Digital photography has lead to an explosion of amateurs like me that the industry chooses to flatter with the term "prosumers". Translation, we're the folk who keep the industry going with our "kit lust". I cop to getting chewed by that particular chigger too too often: thinking that if I just had that 50D Mk II my images would soar to a new level. Hell, if I chucked my Canon kit and went with a Nikon D800E I'd be…. Well, I'd be poorer and possibly divorced, and my pics wouldn't necessarily move to a new level. 

The sad truth is that in my area of interest -landscapes- I can replicate a 4x5 view camera's field of view quite easily, and, for the most part, exceed the levels of resolution of older view cameras. Using a motorized gigapan head and a relatively cheap Canon G11 on max zoom, with Kolor's Giga-Autopano Pro, I can create photos of incredible resolution that exceed Atkeson's equipment.

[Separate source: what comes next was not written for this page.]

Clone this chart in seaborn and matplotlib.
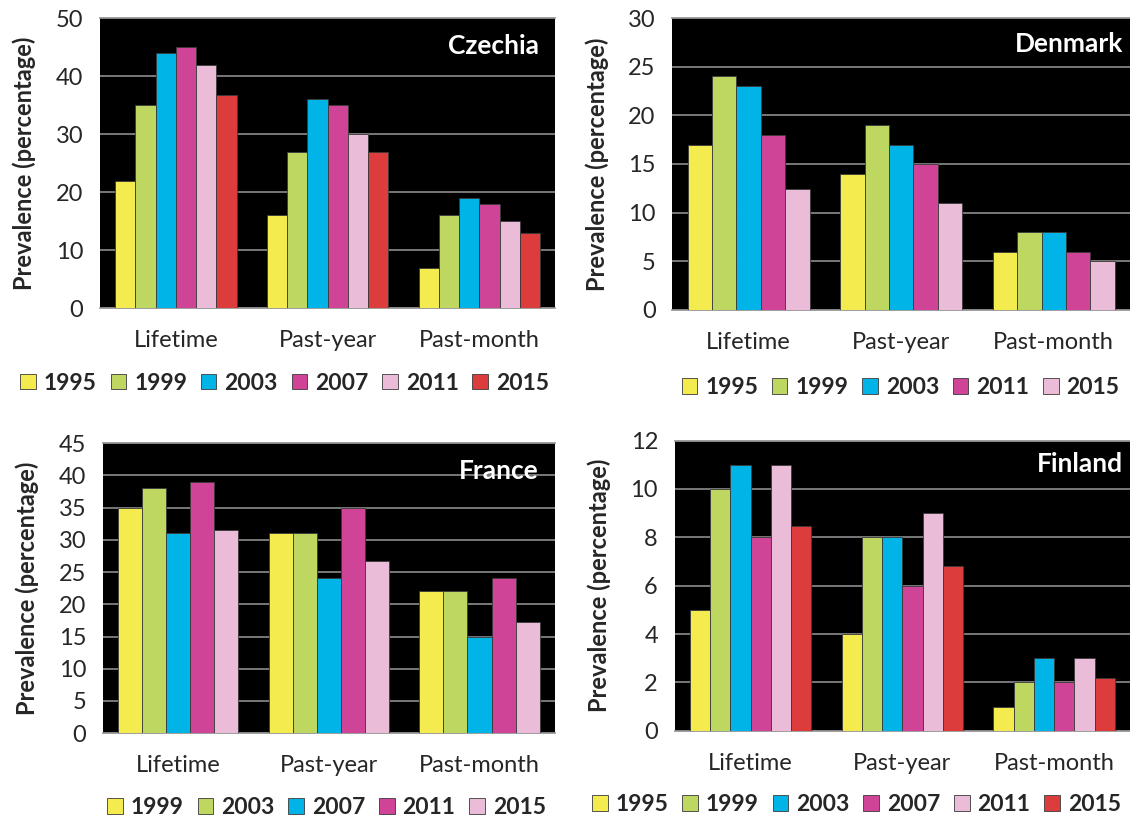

Pros would easily be able to tell that it was "cheated", but if I set out to recreate an iconic Atkeson shot, 95% of people looking at my print next to his wouldn't be able to see the tells that give it away to the obsessive pixel-peeker. Contemporary pros, most of whom make more by teaching folks like me than they do selling prints, will tell you it's The Eye, and The Passion more than The Kit. And that's both valid and touch of desperate attempt to set themselves apart from the prosumer masses.

What made an Atkeson, a Weston, or an Adams unique was that they had to make every exposure count. Big sheets of film were expensive, and labor intensive to process and print from. I have no idea how many dilettantes were out and about during the 30's and 40's but damn few would be using the big guns, and the Kodaks of the "enthusiasts" had limits. Serious limits compared to the better point and shoots available now for pennies on the 1940's inflation adjusted dollar. 

Yet, even with fewer limits, it would be very hard for me to replicate the career of an Atkeson, if that was my goal, because there are so many of us with the tools, and the leisure to take thousands of exposures, and throw away all but the three or four that are actually somewhat good. The market for eyes is flooded with TMI, and the signal to noise ratio is quite high. Flikr / Instagram / Google+ / phone cameras have all made it so that a portfolio site like mine is just one more damn thing to glance at, and tough to get a lingering eye in the age of visual spam. 

So, I'll fall back to the current standard: "I do it for me." (a bit of self placating, onanistic nonsense) and keep putting stuff out there. But to what end? I know I have no interest in "going pro" (at 70, I really neither need to, nor have the energy), so I settle for being driven by the desire to create a body of images that strangers would want to look at more than once. In some ways, Atkeson had it easier.

Note: Just checked Amazon saw that the "Oregon" books are OOP and offered for a mix of prices ranging from "collectable" to the used book equivalent of remaindered. In fact I just ordered the book in the photo for less than the cost of shipping.